-- begin Information provided --

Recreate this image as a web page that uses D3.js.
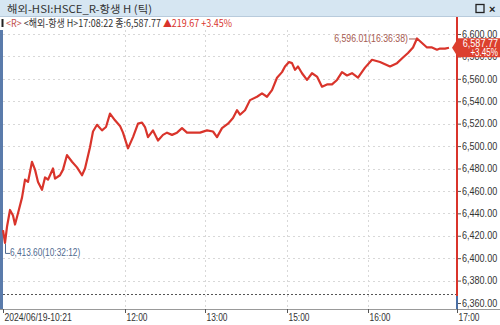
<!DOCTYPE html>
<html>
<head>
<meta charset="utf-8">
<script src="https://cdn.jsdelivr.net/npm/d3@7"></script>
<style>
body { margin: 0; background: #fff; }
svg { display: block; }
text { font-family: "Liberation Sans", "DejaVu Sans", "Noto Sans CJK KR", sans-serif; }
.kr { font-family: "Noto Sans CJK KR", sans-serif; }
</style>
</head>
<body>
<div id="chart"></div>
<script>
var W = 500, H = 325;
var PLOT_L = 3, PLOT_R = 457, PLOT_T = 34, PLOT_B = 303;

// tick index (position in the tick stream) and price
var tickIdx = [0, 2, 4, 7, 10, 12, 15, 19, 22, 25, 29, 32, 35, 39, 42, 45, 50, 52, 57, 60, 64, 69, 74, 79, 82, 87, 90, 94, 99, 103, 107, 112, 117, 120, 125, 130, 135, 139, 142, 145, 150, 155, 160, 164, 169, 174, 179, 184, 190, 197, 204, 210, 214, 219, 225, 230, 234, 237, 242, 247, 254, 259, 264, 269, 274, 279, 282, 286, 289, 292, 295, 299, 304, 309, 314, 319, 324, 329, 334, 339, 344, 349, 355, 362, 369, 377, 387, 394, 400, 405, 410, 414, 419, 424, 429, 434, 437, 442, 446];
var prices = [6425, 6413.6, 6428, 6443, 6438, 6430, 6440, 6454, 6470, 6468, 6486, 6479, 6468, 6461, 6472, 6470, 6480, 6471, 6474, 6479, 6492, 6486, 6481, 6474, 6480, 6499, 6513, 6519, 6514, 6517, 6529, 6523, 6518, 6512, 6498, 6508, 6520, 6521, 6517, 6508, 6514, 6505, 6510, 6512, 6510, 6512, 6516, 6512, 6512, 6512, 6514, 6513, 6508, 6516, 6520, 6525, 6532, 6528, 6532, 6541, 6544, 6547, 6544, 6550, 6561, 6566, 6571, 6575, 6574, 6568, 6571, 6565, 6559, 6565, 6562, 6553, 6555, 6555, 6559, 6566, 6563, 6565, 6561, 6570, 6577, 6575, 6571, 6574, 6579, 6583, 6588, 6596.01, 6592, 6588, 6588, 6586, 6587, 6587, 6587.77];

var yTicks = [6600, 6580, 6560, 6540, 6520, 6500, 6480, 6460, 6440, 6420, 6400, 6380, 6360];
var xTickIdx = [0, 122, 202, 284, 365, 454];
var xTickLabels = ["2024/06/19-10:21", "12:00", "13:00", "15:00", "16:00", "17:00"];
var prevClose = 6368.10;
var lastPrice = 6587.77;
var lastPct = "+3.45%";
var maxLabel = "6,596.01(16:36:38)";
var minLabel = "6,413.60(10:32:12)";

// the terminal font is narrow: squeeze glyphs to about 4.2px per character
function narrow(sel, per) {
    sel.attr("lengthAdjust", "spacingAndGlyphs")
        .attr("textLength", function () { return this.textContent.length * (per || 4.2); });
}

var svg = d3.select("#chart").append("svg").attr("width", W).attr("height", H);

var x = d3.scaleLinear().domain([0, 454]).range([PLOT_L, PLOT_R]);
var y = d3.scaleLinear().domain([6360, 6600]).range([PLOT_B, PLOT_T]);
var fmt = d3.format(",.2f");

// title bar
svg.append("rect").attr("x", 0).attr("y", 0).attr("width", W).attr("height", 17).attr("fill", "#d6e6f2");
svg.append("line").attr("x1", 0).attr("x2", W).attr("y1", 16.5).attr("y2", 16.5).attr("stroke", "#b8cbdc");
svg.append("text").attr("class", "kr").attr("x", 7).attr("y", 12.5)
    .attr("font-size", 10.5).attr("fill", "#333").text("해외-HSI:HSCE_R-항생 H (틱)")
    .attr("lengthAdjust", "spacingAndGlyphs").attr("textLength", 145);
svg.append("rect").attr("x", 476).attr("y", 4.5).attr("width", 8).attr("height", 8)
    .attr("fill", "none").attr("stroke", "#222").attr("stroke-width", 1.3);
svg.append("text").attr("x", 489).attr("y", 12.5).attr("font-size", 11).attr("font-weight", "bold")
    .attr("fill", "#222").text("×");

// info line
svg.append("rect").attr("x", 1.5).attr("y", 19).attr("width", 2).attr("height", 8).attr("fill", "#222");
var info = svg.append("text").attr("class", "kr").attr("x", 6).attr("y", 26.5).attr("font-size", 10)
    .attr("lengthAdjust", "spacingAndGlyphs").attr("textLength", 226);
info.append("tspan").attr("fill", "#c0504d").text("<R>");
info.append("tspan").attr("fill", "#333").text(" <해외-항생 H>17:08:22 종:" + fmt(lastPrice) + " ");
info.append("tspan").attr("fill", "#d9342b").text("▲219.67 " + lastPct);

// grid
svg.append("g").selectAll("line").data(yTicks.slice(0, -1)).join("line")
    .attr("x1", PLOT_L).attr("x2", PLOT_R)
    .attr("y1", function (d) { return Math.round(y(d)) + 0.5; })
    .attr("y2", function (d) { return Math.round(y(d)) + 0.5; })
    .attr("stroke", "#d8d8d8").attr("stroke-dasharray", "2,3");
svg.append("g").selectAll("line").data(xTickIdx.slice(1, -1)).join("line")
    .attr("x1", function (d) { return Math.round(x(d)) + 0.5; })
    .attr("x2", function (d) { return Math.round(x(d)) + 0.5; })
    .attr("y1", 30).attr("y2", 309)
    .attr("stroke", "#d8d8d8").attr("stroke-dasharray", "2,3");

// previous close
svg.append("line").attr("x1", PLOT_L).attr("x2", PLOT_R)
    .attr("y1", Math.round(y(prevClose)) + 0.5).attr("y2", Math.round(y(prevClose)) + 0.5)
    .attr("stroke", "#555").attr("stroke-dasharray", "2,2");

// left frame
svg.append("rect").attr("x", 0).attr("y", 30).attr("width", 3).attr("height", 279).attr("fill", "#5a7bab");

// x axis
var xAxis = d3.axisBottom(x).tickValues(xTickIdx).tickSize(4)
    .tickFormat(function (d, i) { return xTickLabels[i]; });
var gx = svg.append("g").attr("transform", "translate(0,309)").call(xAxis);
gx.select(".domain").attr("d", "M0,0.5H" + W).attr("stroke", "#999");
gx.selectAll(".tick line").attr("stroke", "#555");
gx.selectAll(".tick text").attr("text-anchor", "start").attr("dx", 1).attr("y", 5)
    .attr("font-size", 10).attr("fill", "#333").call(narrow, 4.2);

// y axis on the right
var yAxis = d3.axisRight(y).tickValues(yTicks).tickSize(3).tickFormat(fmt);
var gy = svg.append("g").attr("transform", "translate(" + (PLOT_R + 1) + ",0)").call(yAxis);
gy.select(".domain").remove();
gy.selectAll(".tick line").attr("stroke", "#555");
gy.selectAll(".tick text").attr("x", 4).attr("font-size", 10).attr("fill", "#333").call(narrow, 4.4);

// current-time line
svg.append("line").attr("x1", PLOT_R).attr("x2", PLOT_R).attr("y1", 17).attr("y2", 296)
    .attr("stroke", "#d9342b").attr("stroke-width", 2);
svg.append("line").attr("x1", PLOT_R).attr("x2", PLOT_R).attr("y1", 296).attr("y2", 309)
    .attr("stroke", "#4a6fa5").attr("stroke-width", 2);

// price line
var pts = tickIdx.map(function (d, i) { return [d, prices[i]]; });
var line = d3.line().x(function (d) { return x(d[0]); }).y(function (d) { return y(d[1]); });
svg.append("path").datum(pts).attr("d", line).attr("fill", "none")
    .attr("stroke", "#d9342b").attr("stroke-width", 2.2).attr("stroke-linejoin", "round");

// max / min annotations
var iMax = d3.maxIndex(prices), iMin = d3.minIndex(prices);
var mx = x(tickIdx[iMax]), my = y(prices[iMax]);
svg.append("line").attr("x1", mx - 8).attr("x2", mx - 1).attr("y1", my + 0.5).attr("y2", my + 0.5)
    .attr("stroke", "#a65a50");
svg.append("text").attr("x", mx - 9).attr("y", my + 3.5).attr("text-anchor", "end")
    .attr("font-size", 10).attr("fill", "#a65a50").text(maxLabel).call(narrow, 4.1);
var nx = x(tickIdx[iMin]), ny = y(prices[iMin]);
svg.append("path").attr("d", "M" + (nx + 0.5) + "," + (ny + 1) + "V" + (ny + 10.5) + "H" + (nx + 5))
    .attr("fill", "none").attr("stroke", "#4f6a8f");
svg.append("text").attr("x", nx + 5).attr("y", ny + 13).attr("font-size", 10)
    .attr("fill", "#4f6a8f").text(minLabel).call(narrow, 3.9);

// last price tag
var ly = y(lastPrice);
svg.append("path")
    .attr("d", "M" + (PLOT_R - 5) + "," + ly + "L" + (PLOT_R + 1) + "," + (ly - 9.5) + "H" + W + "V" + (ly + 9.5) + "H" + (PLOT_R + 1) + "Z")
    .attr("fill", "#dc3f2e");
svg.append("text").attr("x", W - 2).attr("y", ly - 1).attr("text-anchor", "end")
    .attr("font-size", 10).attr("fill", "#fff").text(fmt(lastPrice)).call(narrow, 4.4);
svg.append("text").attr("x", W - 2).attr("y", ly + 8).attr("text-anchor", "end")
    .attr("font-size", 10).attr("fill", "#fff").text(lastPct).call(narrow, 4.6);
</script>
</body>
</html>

-- end Information provided --

Work to do: Leave out the pictures and restate, word for word, the lines from the top of the data through the line containing "var PLOT_L = 3, PLOT_R", both included.

The reply:
Recreate this image as a web page that uses D3.js.
<!DOCTYPE html>
<html>
<head>
<meta charset="utf-8">
<script src="https://cdn.jsdelivr.net/npm/d3@7"></script>
<style>
body { margin: 0; background: #fff; }
svg { display: block; }
text { font-family: "Liberation Sans", "DejaVu Sans", "Noto Sans CJK KR", sans-serif; }
.kr { font-family: "Noto Sans CJK KR", sans-serif; }
</style>
</head>
<body>
<div id="chart"></div>
<script>
var W = 500, H = 325;
var PLOT_L = 3, PLOT_R = 457, PLOT_T = 34, PLOT_B = 303;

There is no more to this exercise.